A few years ago, I spoke at BB&T Bank’s environmental roundtable. As prep, I asked veteran environmental due diligence consultants to tell me the types of things they did on early Phase I environmental site assessments that would shock their much younger colleagues. I got answers like: waiting for snail mail to deliver government records, sorting through dot-matrix printouts of property records, taping Polaroids into a report, sending film away to be developed and even, typing a report on a typewriter.


To a newbie, the idea of assessing commercial properties without electronic photos is unfathomable. Or accessing government records in paper files rather than with the click of a mouse.

Technology has made huge leaps and bounds in a very short time, and the pace of change is accelerating in a big way.

Just think about how much more your smart phone can do since your very first mobile phone. Think about all the things you can do now without human interaction, or that you can control remotely. Buy groceries, check in for a flight, manage home appliances, feed the dog and on and on. These are advances not over the past decade…but just over the past two to three years.

Real estate is an industry that relies on long-standing practices….paper files and spreadsheets, in some cases. Anyone who bought a house recently likely still had to sign a stack of paper documents in their attorney’s office. In contrast, technology moves at lightning speed.

At last year’s PRISM conference, Dev Strischek, a veteran in environmental risk management, observed that the sheer volume of unique variables that they need to track for just one loan origination has absolutely exploded from a handful of data points to literally dozens of metrics. This ramps up pressure on banks considerably to double down on how they manage and analyze data.

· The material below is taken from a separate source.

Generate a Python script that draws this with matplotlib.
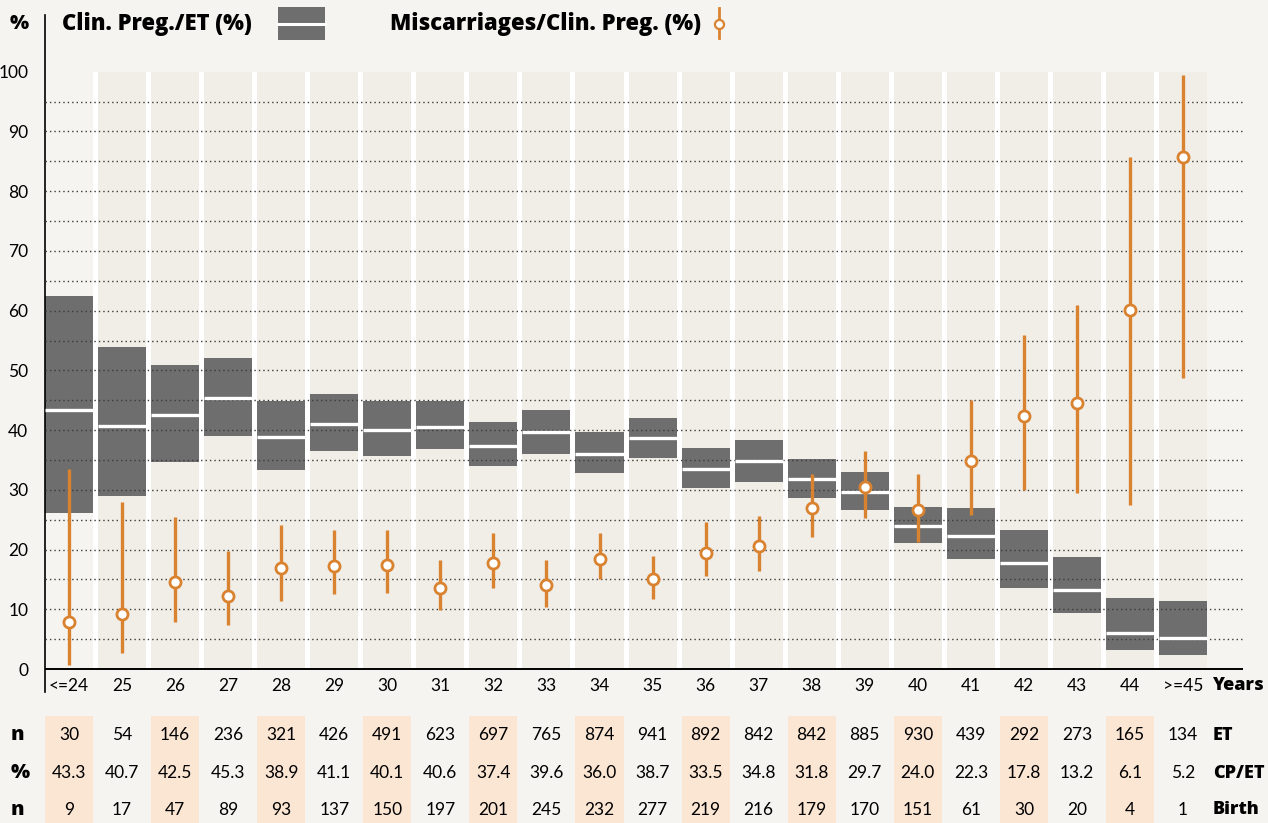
import matplotlib
matplotlib.use("Agg")
import matplotlib.pyplot as plt
import matplotlib.font_manager as fm
from matplotlib.patches import Rectangle
from matplotlib.lines import Line2D
import matplotlib.transforms as mtransforms

# ---------------- data ----------------
ages = ['<=24', '25', '26', '27', '28', '29', '30', '31', '32', '33', '34',
        '35', '36', '37', '38', '39', '40', '41', '42', '43', '44', '>=45']
et_n = [30, 54, 146, 236, 321, 426, 491, 623, 697, 765, 874,
        941, 892, 842, 842, 885, 930, 439, 292, 273, 165, 134]
cp_pct = [43.3, 40.7, 42.5, 45.3, 38.9, 41.1, 40.1, 40.6, 37.4, 39.6, 36.0,
          38.7, 33.5, 34.8, 31.8, 29.7, 24.0, 22.3, 17.8, 13.2, 6.1, 5.2]
birth_n = [9, 17, 47, 89, 93, 137, 150, 197, 201, 245, 232,
           277, 219, 216, 179, 170, 151, 61, 30, 20, 4, 1]
cp_lo = [26.1, 29.0, 34.7, 39.0, 33.3, 36.5, 35.7, 36.9, 34.0, 36.0, 32.8,
         35.4, 30.3, 31.3, 28.6, 26.6, 21.1, 18.5, 13.6, 9.3, 3.1, 2.4]
cp_hi = [62.5, 53.9, 50.9, 52.1, 44.9, 46.1, 44.9, 44.8, 41.4, 43.4, 39.7,
         42.0, 37.0, 38.4, 35.2, 33.0, 27.1, 27.0, 23.3, 18.8, 11.9, 11.4]
mc = [7.8, 9.2, 14.6, 12.2, 16.9, 17.2, 17.4, 13.5, 17.8, 14.1, 18.5,
      15.0, 19.5, 20.6, 27.0, 30.5, 26.6, 34.8, 42.4, 44.5, 60.1, 85.8]
mc_lo = [0.6, 2.6, 7.9, 7.3, 11.4, 12.5, 12.8, 9.9, 13.6, 10.4, 15.0,
         11.7, 15.6, 16.4, 22.1, 25.3, 21.3, 25.8, 30.0, 29.4, 27.4, 48.8]
mc_hi = [33.5, 28.0, 25.5, 19.8, 24.1, 23.3, 23.2, 18.3, 22.8, 18.3, 22.8,
         18.9, 24.6, 25.6, 32.7, 36.5, 32.7, 45.1, 55.9, 61.0, 85.8, 99.5]
y_ticks = [0, 10, 20, 30, 40, 50, 60, 70, 80, 90, 100]
row_labels = ['n', '%', 'n']
row_names = ['ET', 'CP/ET', 'Birth']

# ---------------- style ----------------
names = {f.name for f in fm.fontManager.ttflist}
FONT = 'Lato' if 'Lato' in names else 'DejaVu Sans'
BFONT = 'Open Sans' if 'Open Sans' in names else FONT
plt.rcParams['font.family'] = [FONT, 'DejaVu Sans']

BG = '#f5f4f0'
COL = '#f1eee8'
GRAY = '#6e6e6e'
ORANGE = '#d9822f'
HIL = '#fbe5d3'

W, H = 1268, 823
fig = plt.figure(figsize=(W / 100, H / 100), dpi=100, facecolor=BG)

def fx(px):
    return px / W

def fy(py):
    return 1 - py / H

def btext(px, py, s, size, ha='left'):
    fig.text(fx(px), fy(py), s, ha=ha, va='center', fontsize=size,
             fontweight='heavy', family=[BFONT, 'DejaVu Sans'])

# axes: left 45px, right 1243px, top 15px, bottom 692px
ax = fig.add_axes([fx(45), fy(692), fx(1243) - fx(45), fy(15) - fy(692)])
ax.set_facecolor(BG)
n = len(ages)
x = list(range(n))
half = 0.4525
ax.set_xlim(-half, 22.13)
ax.set_ylim(-3.85, 109.5)

# white background under columns (gaps)
ax.add_patch(Rectangle((-half, 0), (n - 1) + 2 * half, 100, facecolor='white',
                       edgecolor='none', zorder=0))
# column backgrounds
colcolors = [BG] + [COL] * (n - 1)
ax.bar(x, [100] * n, width=0.905, bottom=0, color=colcolors, edgecolor='none', zorder=1)

# gray CI boxes
heights = [h - l for h, l in zip(cp_hi, cp_lo)]
ax.bar(x, heights, width=0.905, bottom=cp_lo, color=GRAY, edgecolor='none', zorder=2)

# dotted grid
for gv in range(5, 100, 5):
    ax.axhline(gv, color='#3a3a3a', lw=1.0, ls=(0, (1, 2.2)), zorder=3)

# mean white lines
ax.hlines(cp_pct, [i - half for i in x], [i + half for i in x],
          color='white', lw=2.4, zorder=4)

# orange error bars
ax.vlines(x, mc_lo, mc_hi, color=ORANGE, lw=2.4, zorder=5)
ax.plot(x, mc, ls='none', marker='o', ms=8, mfc='white', mec=ORANGE, mew=2, zorder=6)

# axes lines
ax.axhline(0, color='black', lw=1.4, zorder=7)
for s in ['top', 'right', 'bottom']:
    ax.spines[s].set_visible(False)
ax.spines['left'].set_linewidth(1.2)
ax.set_xticks([])
ax.set_yticks(y_ticks)
ax.set_yticklabels([str(v) for v in y_ticks], fontsize=12.5)
ax.tick_params(axis='y', length=0, pad=12)

# x tick labels
for i, lab in enumerate(ages):
    ax.text(i, -2.85, lab, ha='center', va='center', fontsize=12.5, clip_on=False)
btext(1213, 686, 'Years', 13)

# table
trans = mtransforms.blended_transform_factory(ax.transData, fig.transFigure)
for i in range(0, n, 2):
    ax.add_patch(Rectangle((i - half, 0), 2 * half, fy(716), transform=trans,
                           facecolor=HIL, edgecolor='none', clip_on=False, zorder=0))
rows = [et_n, cp_pct, birth_n]
row_y = [735, 773, 810]
for r, (vals, yy) in enumerate(zip(rows, row_y)):
    for i, v in enumerate(vals):
        s = f'{v:.1f}' if r == 1 else str(v)
        ax.text(i, fy(yy), s, transform=trans, ha='center', va='center', fontsize=12.5,
                clip_on=False)
    btext(11, yy, row_labels[r], 14.5)
    btext(1213, yy, row_names[r], 13)

# legend / header
btext(10, 24, '%', 14.5)
btext(62, 24, 'Clin. Preg./ET (%)', 15.8)
fig.patches.append(Rectangle((fx(278), fy(40)), fx(325) - fx(278), fy(7) - fy(40),
                             transform=fig.transFigure, facecolor=GRAY, edgecolor='none'))
fig.lines.append(Line2D([fx(278), fx(325)], [fy(24), fy(24)], transform=fig.transFigure,
                        color='white', lw=2.2))
btext(390, 24, 'Miscarriages/Clin. Preg. (%)', 15.8)
fig.lines.append(Line2D([fx(719), fx(719)], [fy(38), fy(8)], transform=fig.transFigure,
                        color=ORANGE, lw=2))
fig.lines.append(Line2D([fx(719)], [fy(24)], transform=fig.transFigure, ls='none',
                        marker='o', ms=6.5, mfc='white', mec=ORANGE, mew=1.6))

fig.savefig('out.png', dpi=100, facecolor=BG)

Because of that pressure, the brave new world we’ve been hearing about for decades is here. Innovations that were revolutionary just a few years ago, like new report-writing platforms, are now standard operating procedure.

The need for speed, accuracy and efficiency marches on—and a succession of new technologies that started back with the Internet, cloud storage, big data, machine learning, and artificial intelligence—marches on, too. In every industry, we are moving—or being pulled into—new solutions that will dramatically change how we perform our day-to-day tasks.

So the professionals you are hiring today as the next generation of leaders in our industry will see incredible technological changes in their careers…the processes we use now will seem as archaic as a typewriter or Polaroid camera a decade down the road.

This year, more new technologies will take shape to centralize data, blur the lines between once-distinct functions, facilitate decision making, and allow the timely movement of information through the lending channels in a more efficient way. And you can bet change management will be a critical as we all adjust to the next phase of advances.

The bottom line for 2018 is that the good times are likely to roll a bit longer. An economic slowdown is not likely until the latter half of 2019. Rising interest rates and the aging of our long-running bull market are driving a more risk-averse lending and investment culture. Efficiency is the name of the game, and technology is stepping up to meet demand for faster, more accurate business operations.

As KC Conway told me recently, “We’ve been waiting for these times for more than a decade. Enjoy them, keep your eye on the horizon, and let’s just hope we don’t overbuild and over-leverage.”

Many of us would be happy to have a 2018 just like 2017 or 2016 and that might not be far off the mark. If you don’t believe me, check out the Chinese horoscope. It’s all about real estate, environment and territory integrity.

Much growth and success to all of you in the new year!